Malgré la crise, Moscou reste un pôle très attractif, tant au sein de la Fédération de Russie qu’à l’extérieur. Capitale du pays le plus vaste du monde(2), elle est “sujet”(3) à part entière de la Fédération. Située au cœur de la Russie d’Europe, elle est à seulement 2500 km de Paris mais à 9100 km de Vladivostok sur le Pacifique. Elle est au croisement d’influences multiples, occidentales et extrême-orientales, caucasiennes et d’Asie centrale. Même si les gratte-ciel new-yorkais ont inspiré les vyssotki dans les années 1950, elle se développe aujourd’hui plutôt à la manière des villes asiatiques, les nouveaux milliardaires rêvant sans doute de Dubaï.

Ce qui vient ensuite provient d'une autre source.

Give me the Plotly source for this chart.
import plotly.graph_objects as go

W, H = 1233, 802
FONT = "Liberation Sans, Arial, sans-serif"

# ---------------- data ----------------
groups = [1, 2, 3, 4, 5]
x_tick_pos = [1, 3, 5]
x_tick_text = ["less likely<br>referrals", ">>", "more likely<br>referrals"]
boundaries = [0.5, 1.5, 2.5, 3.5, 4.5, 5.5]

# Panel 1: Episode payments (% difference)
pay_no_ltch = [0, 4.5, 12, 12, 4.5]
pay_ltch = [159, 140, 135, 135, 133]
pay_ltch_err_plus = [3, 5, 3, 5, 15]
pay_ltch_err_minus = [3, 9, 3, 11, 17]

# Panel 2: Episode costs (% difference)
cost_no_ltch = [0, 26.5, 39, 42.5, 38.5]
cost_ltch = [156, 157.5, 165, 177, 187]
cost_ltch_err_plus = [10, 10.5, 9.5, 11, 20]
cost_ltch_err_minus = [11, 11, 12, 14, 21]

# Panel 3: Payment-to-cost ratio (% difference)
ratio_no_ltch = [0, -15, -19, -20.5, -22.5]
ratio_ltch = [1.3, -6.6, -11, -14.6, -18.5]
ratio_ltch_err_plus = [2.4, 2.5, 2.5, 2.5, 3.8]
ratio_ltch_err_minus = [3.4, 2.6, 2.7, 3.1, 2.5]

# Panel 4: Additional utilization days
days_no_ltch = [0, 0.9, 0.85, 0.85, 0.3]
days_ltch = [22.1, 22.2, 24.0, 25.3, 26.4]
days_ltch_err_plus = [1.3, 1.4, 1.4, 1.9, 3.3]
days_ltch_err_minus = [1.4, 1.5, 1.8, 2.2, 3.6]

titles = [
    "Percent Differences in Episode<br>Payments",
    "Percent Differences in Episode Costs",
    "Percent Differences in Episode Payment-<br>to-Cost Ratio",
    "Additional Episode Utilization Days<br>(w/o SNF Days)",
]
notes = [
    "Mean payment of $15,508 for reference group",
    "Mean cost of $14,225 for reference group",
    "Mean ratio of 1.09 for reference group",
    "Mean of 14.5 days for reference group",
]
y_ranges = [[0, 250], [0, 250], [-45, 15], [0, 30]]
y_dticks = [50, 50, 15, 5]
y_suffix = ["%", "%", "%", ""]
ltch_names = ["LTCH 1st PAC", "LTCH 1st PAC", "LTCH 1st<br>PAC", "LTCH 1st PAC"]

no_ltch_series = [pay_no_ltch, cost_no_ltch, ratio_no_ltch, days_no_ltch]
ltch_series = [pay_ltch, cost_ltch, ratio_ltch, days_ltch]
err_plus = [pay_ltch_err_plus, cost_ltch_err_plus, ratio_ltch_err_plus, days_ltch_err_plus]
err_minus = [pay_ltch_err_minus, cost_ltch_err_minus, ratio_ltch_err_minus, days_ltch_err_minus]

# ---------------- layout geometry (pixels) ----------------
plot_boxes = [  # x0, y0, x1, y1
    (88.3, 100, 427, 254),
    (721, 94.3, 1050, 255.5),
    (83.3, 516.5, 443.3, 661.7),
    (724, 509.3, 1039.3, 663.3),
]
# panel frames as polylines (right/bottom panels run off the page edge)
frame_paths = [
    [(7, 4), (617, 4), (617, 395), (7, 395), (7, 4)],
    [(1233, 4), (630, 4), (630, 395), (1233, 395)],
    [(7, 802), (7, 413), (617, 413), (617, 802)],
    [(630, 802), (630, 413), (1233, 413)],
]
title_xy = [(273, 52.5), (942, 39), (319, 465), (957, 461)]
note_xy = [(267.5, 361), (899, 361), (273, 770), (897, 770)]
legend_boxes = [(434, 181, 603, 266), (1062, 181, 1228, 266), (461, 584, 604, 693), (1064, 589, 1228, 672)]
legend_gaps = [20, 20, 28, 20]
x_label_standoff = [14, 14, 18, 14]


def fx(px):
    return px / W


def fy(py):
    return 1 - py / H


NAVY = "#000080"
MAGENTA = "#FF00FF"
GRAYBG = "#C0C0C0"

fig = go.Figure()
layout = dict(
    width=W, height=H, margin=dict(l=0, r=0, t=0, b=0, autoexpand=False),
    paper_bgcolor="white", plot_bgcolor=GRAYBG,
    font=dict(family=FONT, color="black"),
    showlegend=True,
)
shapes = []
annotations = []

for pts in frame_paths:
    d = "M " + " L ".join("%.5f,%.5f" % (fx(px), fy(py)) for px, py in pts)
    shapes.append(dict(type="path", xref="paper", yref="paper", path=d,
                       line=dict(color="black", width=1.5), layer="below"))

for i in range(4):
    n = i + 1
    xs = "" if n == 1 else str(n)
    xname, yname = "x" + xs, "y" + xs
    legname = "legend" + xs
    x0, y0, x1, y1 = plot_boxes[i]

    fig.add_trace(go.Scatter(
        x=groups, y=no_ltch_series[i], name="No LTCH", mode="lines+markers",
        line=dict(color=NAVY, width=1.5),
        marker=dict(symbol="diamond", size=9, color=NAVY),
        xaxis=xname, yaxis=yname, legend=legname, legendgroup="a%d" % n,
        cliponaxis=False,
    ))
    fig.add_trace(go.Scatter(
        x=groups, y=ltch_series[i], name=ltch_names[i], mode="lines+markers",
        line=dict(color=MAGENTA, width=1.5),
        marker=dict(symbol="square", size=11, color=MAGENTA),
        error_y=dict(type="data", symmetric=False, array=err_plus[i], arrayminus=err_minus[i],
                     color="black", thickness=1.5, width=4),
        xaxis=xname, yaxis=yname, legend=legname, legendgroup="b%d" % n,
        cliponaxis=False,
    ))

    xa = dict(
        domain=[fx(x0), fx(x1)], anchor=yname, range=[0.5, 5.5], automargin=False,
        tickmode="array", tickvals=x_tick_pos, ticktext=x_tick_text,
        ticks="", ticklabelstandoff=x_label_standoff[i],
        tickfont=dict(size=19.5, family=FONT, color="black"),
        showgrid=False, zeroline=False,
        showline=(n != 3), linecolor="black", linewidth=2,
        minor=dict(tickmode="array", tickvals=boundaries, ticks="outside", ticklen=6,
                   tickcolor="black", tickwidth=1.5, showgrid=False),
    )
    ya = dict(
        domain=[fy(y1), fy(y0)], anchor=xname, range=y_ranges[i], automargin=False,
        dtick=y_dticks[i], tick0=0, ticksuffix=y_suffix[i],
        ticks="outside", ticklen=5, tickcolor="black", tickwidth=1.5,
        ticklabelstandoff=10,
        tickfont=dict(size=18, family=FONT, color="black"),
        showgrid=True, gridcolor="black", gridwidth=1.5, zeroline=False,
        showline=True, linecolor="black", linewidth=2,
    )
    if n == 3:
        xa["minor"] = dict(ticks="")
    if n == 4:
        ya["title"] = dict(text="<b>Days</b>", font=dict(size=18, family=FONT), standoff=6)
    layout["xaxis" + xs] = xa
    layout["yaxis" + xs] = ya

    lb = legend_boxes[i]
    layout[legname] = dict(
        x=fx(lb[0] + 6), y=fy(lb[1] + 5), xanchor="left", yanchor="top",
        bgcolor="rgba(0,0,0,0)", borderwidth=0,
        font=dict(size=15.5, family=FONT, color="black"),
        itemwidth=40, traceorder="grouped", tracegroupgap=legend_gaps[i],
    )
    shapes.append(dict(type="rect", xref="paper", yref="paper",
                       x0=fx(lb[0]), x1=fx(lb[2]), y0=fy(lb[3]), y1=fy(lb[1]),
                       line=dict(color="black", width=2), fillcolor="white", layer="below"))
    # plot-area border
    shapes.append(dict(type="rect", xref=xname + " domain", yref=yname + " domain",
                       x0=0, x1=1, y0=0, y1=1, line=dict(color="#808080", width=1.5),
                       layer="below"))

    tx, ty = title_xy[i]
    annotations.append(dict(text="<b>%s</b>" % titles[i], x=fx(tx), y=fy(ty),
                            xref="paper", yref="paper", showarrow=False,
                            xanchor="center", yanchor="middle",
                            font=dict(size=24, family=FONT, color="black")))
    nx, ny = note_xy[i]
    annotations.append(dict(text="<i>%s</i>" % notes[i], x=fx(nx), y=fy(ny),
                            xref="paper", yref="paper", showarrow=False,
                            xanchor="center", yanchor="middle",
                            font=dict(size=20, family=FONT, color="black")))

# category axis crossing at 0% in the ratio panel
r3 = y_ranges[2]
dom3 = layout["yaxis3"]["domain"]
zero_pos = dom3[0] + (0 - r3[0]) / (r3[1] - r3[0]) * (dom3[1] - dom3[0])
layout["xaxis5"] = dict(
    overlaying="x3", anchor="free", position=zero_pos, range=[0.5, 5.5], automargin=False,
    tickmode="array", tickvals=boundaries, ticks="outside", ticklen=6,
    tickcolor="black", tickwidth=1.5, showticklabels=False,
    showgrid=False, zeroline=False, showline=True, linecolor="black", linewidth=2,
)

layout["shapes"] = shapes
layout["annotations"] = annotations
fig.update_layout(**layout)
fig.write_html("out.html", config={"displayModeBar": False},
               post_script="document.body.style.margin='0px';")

En considérant les villes dans leurs limites administratives, Moscou (1.060 km2, 10,5 millions hab.) est en quatrième position pour son chiffre de population après Bombay (11,9 millions hab.), Sao Paulo et Shanghai. Par contre, si l’on prend les chiffres de population des agglomérations, elle est 17e, avec 14,7 millions d’habitants (chiffres 2009), la première étant Tokyo avec 37 millions. Longtemps, le territoire de la ville a grandi au rythme de l’agglomération, ses limites administratives calquant la réalité de son développement sur le terrain. Ce n’est que depuis 1991, avec l’avènement de la nouvelle organisation administrative de la Fédération de Russie et le rétablissement du droit de propriété privée du sol, sauf à Moscou même(4), que la ville intra-muros, restée dans ses limites de 1985, a été peu à peu dépassée par son agglomération. Aujourd’hui où la question du Grand Paris est au cœur de l’actualité en France, on voit à quel point les deux situations sont contrastées puisque la capitale française(5) est restée, quant à elle, dans ses limites de 1840.